Cartels, witness safety, and real-world stakes
One particularly alarming thread: investigators fear that Latin American drug cartels may have obtained sensitive court data and could use it to identify cooperators or anticipate arrests and wiretaps. That possibility, reported by seasoned legal and cybersecurity correspondents, is precisely why judges are shifting sensitive filings off public-facing systems.
Court Records Related to DOJ’s RussiaGate Probe & Other Federal Investigations Could Be Compromised By This Breach
To be explicit, this remains a working theory—not a finding—but the facts on the ground are consistent with a scenario in which domestically based bad actors (an ideologically motivated insider, a contractor with overbroad permissions, or a U.S.-based proxy for foreign services) weaponize legitimate credentials to “live off the land” inside court systems and sow procedural chaos.
The strategic aim would be to derail or discredit ongoing federal work—including DOJ and FBI investigations and intelligence-community oversight related to 2020 election matters and the origins of the Russia investigation—by subtly corrupting and manipulating documents and case integrity rather than stealing data at scale: leaking or altering sealed filings (indictments, plea supplements, cooperator identifiers), manipulating metadata and access logs to manufacture chain-of-custody doubts, and timing disclosures to chill witnesses.

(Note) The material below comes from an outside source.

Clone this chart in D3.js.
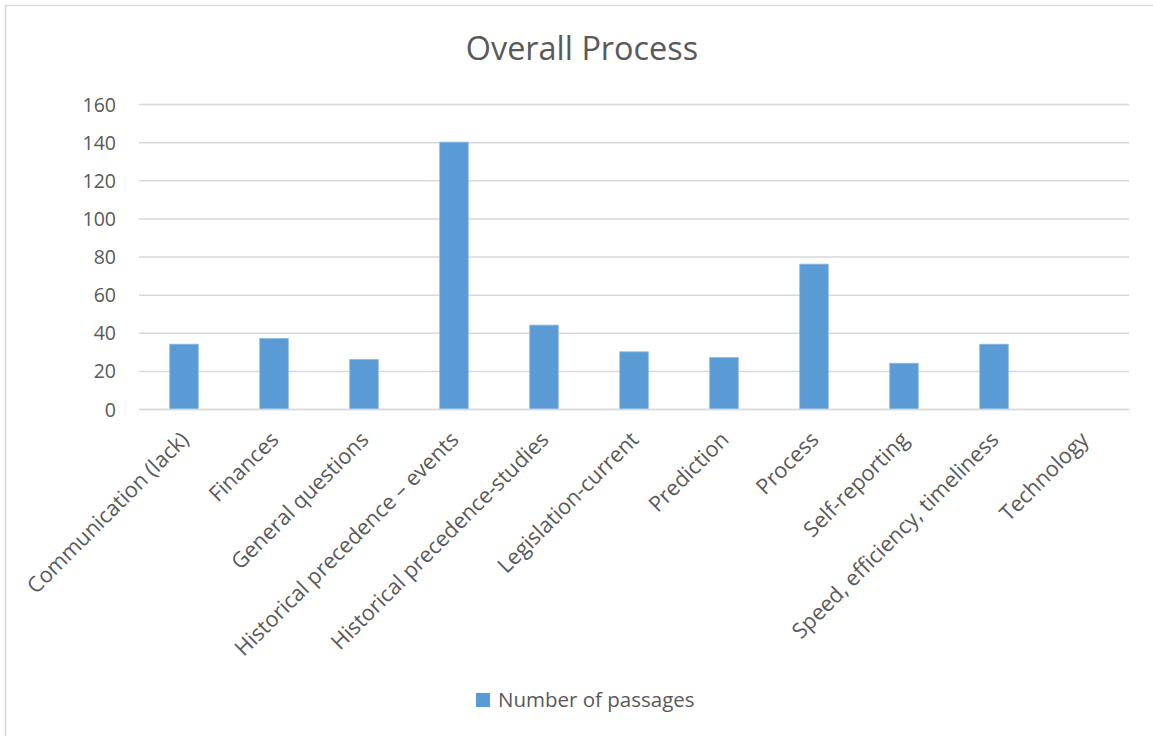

Crucially, the operation could be calibrated to touch matters that intersect with high-profile political figures—such as Letitia James, Sen. Adam Schiff, James Comey, and Hillary Clinton—without asserting any wrongdoing by them, knowing that even limited evidence-handling anomalies can trigger waves of suppression motions (Brady/Giglio), spoliation claims, and witness-tampering risks. The foreseeable effect: months of evidentiary litigation, delayed prosecutions, and eroded public trust—outcomes the perpetrators could achieve even if attribution remains murky.